Another memory is holidaying in mid Wales when I was about eight. I wanted to take a photo. I loved the weight of my Dad’s SLR, loved waiting for my vision to focus as I looked through the viewfinder, loved seeing a portion of the world in front of me framed in a scene. And I loved the heavy ‘clunk’ of the shutter. For some reason my Dad wouldn’t let me take the photo, saying I could take one later. “But I want to take a photo now.” “Later.” I walked all the way down the hill crying and shouting more and more desperately: “I want to take a picture NOOOOOW.” Three and half decades later my Dad or brother will wind me up in the way only families can by repeating the refrain back to me when I reach for a camera.

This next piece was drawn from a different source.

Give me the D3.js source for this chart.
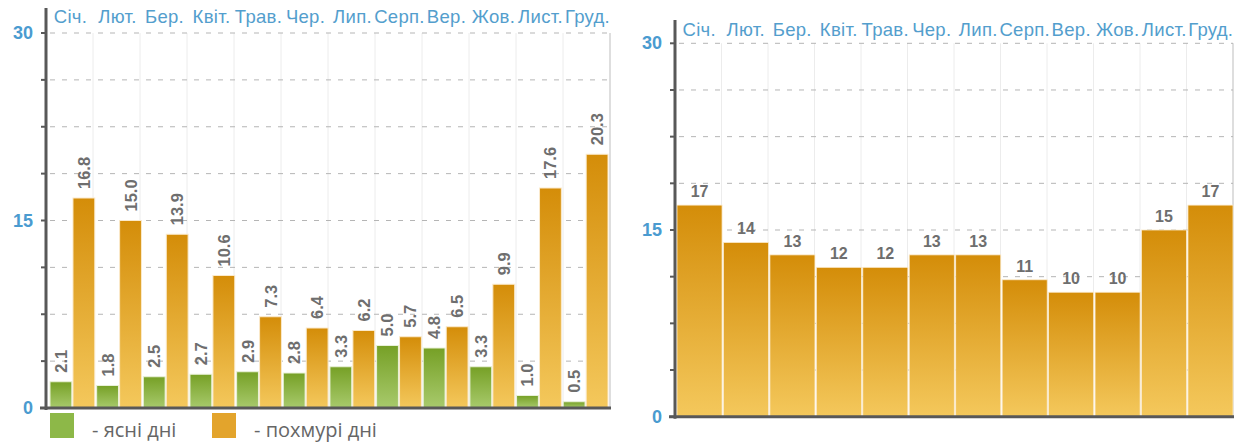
<!DOCTYPE html>
<html>
<head>
<meta charset="utf-8">
<script src="https://cdn.jsdelivr.net/npm/d3@7"></script>
<style>
  html, body { margin: 0; padding: 0; background: #fff; }
  svg { display: block; }
</style>
</head>
<body>
<svg id="chart" width="1247" height="444"></svg>
<script>
// Months (Ukrainian abbreviations)
const months = ["Січ.", "Лют.", "Бер.", "Квіт.", "Трав.", "Чер.", "Лип.", "Серп.", "Вер.", "Жов.", "Лист.", "Груд."];
// Average number of clear and overcast days per month
const clearDays = [2.1, 1.8, 2.5, 2.7, 2.9, 2.8, 3.3, 5.0, 4.8, 3.3, 1.0, 0.5];
const cloudyDays = [16.8, 15.0, 13.9, 10.6, 7.3, 6.4, 6.2, 5.7, 6.5, 9.9, 17.6, 20.3];
// Days with precipitation per month
const rainDays = [17, 14, 13, 12, 12, 13, 13, 11, 10, 10, 15, 17];
// Axis tick values and which of them carry labels
const yTicks = [0, 3.75, 7.5, 11.25, 15, 18.75, 22.5, 26.25, 30];
const yLabels = [0, 15, 30];
const legendItems = ["- ясні дні", "- похмурі дні"];

const svg = d3.select("#chart");
const defs = svg.append("defs");

function vGradient(id, top, bottom) {
  const g = defs.append("linearGradient").attr("id", id)
    .attr("x1", 0).attr("y1", 0).attr("x2", 0).attr("y2", 1);
  g.append("stop").attr("offset", "0%").attr("stop-color", top);
  g.append("stop").attr("offset", "100%").attr("stop-color", bottom);
}
vGradient("gGreen", "#76a026", "#a8ca6c");
vGradient("gOrange", "#d48d09", "#f4c85c");

const blue = "#4a9bd0";
const monthBlue = "#539ecd";
const labelGrey = "#6e6e6e";
const axisGrey = "#585858";

// Shared frame: grid, axes, month captions
function drawFrame(g, cfg) {
  const { x0, x1, y, monthY } = cfg;
  const yTop = y(30), yBot = y(0);
  const step = (x1 - x0) / months.length;

  // faint vertical separators
  g.append("g").selectAll("line").data(d3.range(1, months.length + 1)).join("line")
    .attr("x1", d => x0 + d * step).attr("x2", d => x0 + d * step)
    .attr("y1", yTop).attr("y2", yBot)
    .attr("stroke", "#ececec").attr("stroke-width", 1);

  // right border
  g.append("line").attr("x1", x1).attr("x2", x1).attr("y1", yTop).attr("y2", yBot)
    .attr("stroke", "#cfcfcf").attr("stroke-width", 1.2);

  // dashed horizontal grid
  g.append("g").selectAll("line").data(yTicks.filter(t => t > 0)).join("line")
    .attr("x1", x0 + 4).attr("x2", x1)
    .attr("y1", d => y(d)).attr("y2", d => y(d))
    .attr("stroke", "#b5b5b5").attr("stroke-width", 1)
    .attr("stroke-dasharray", "5,7");

  // month captions along the top
  g.append("g").selectAll("text").data(months).join("text")
    .attr("x", (d, i) => x0 + (i + 0.5) * step + 1)
    .attr("y", monthY)
    .attr("text-anchor", "middle")
    .attr("font-family", "'Liberation Sans Narrow', 'Arial Narrow', 'Liberation Sans', sans-serif")
    .attr("font-size", 18.5)
    .attr("letter-spacing", 0.3)
    .attr("fill", monthBlue)
    .text(d => d);
}

function drawAxes(g, cfg) {
  const { x0, x1, y, axisTop } = cfg;
  // tick marks
  g.append("g").selectAll("line").data(yTicks).join("line")
    .attr("x1", x0 - 5).attr("x2", x0)
    .attr("y1", d => y(d)).attr("y2", d => y(d))
    .attr("stroke", axisGrey).attr("stroke-width", 2);
  // y axis line
  g.append("line").attr("x1", x0).attr("x2", x0).attr("y1", axisTop).attr("y2", y(0) + 2)
    .attr("stroke", axisGrey).attr("stroke-width", 3);
  // baseline
  g.append("line").attr("x1", x0 - 6).attr("x2", x1 + 1).attr("y1", y(0)).attr("y2", y(0))
    .attr("stroke", axisGrey).attr("stroke-width", 3);
  // value labels on the y axis
  g.append("g").selectAll("text").data(yLabels).join("text")
    .attr("x", x0 - 13).attr("y", d => y(d) + 6)
    .attr("text-anchor", "end")
    .attr("font-family", "'Liberation Sans', Arial, sans-serif")
    .attr("font-weight", "bold").attr("font-size", 18)
    .attr("fill", blue)
    .text(d => d);
}

// ---------- Left chart: clear vs overcast days ----------
{
  const cfg = { x0: 46, x1: 610, monthY: 23, axisTop: 8 };
  cfg.y = d3.scaleLinear().domain([0, 30]).range([408, 33]);
  const g = svg.append("g");
  drawFrame(g, cfg);

  const xBand = d3.scaleBand().domain(months).range([50, 608]).paddingInner(0.04);
  const xSub = d3.scaleBand().domain(["clear", "cloudy"]).range([0, xBand.bandwidth()]).paddingInner(0.05);
  const rows = months.map((m, i) => ({ m, clear: clearDays[i], cloudy: cloudyDays[i] }));
  const series = [
    { key: "clear", fill: "url(#gGreen)", stroke: "#e9f1d8" },
    { key: "cloudy", fill: "url(#gOrange)", stroke: "#fbeacb" }
  ];

  series.forEach(s => {
    g.append("g").selectAll("rect").data(rows).join("rect")
      .attr("x", d => xBand(d.m) + xSub(s.key))
      .attr("y", d => cfg.y(d[s.key]))
      .attr("width", xSub.bandwidth())
      .attr("height", d => cfg.y(0) - cfg.y(d[s.key]))
      .attr("fill", s.fill)
      .attr("stroke", s.stroke).attr("stroke-width", 1);

    g.append("g").selectAll("text").data(rows).join("text")
      .attr("transform", d => {
        const cx = xBand(d.m) + xSub(s.key) + xSub.bandwidth() / 2 + 6;
        const cy = cfg.y(d[s.key]) - 9;
        return `translate(${cx},${cy}) rotate(-90)`;
      })
      .attr("text-anchor", "start")
      .attr("font-family", "'Liberation Sans', Arial, sans-serif")
      .attr("font-weight", "bold").attr("font-size", 16.5)
      .attr("fill", labelGrey)
      .text(d => d[s.key].toFixed(1));
  });

  drawAxes(g, cfg);

  // legend
  const legend = g.append("g");
  const legendFills = ["#8db848", "#e3a42c"];
  const legendX = [50, 212];
  legendItems.forEach((t, i) => {
    legend.append("rect").attr("x", legendX[i]).attr("y", 413).attr("width", 24).attr("height", 25)
      .attr("fill", legendFills[i]);
    legend.append("text").attr("x", legendX[i] + 42).attr("y", 437)
      .attr("font-family", "'Open Sans', 'Noto Sans', sans-serif")
      .attr("font-size", 20).attr("fill", "#666")
      .text(t);
  });
}

// ---------- Right chart: precipitation days ----------
{
  const cfg = { x0: 675, x1: 1233, monthY: 36, axisTop: 20 };
  cfg.y = d3.scaleLinear().domain([0, 30]).range([416.7, 43.3]);
  const g = svg.append("g");
  drawFrame(g, cfg);

  const xBand = d3.scaleBand().domain(months).range([677, 1233]).paddingInner(0.03);
  const rows = months.map((m, i) => ({ m, v: rainDays[i] }));

  g.append("g").selectAll("rect").data(rows).join("rect")
    .attr("x", d => xBand(d.m))
    .attr("y", d => cfg.y(d.v))
    .attr("width", xBand.bandwidth())
    .attr("height", d => cfg.y(0) - cfg.y(d.v))
    .attr("fill", "url(#gOrange)")
    .attr("stroke", "#fbeacb").attr("stroke-width", 0.8);

  g.append("g").selectAll("text").data(rows).join("text")
    .attr("x", d => xBand(d.m) + xBand.bandwidth() / 2)
    .attr("y", d => cfg.y(d.v) - 8)
    .attr("text-anchor", "middle")
    .attr("font-family", "'Liberation Sans', Arial, sans-serif")
    .attr("font-weight", "bold").attr("font-size", 16)
    .attr("fill", labelGrey)
    .text(d => d.v);

  drawAxes(g, cfg);
}
</script>
</body>
</html>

The love of photography I inherited from my Dad has continued throughout my life. Through my earliest trip overseas (a French exchange, aged 15) where Dad coached me in advance not on language skills or settling in with my host family, but on how to use my new camera and the kind of photos I could take along the way. There are a fair few snaps of my friends of course but there are also plenty of thoughtful shots of gardens and rivers and quirky angles of the Eiffel Tower. My camera is still how I make friends with a place. I’ll notice more about a place when I’m looking through the lens and noticing details I don’t see when I’m just looking. I love reviewing the photos and spotting things I didn’t notice even through the lens. I’ll often get up early and go walking alone with my camera as a place is waking up.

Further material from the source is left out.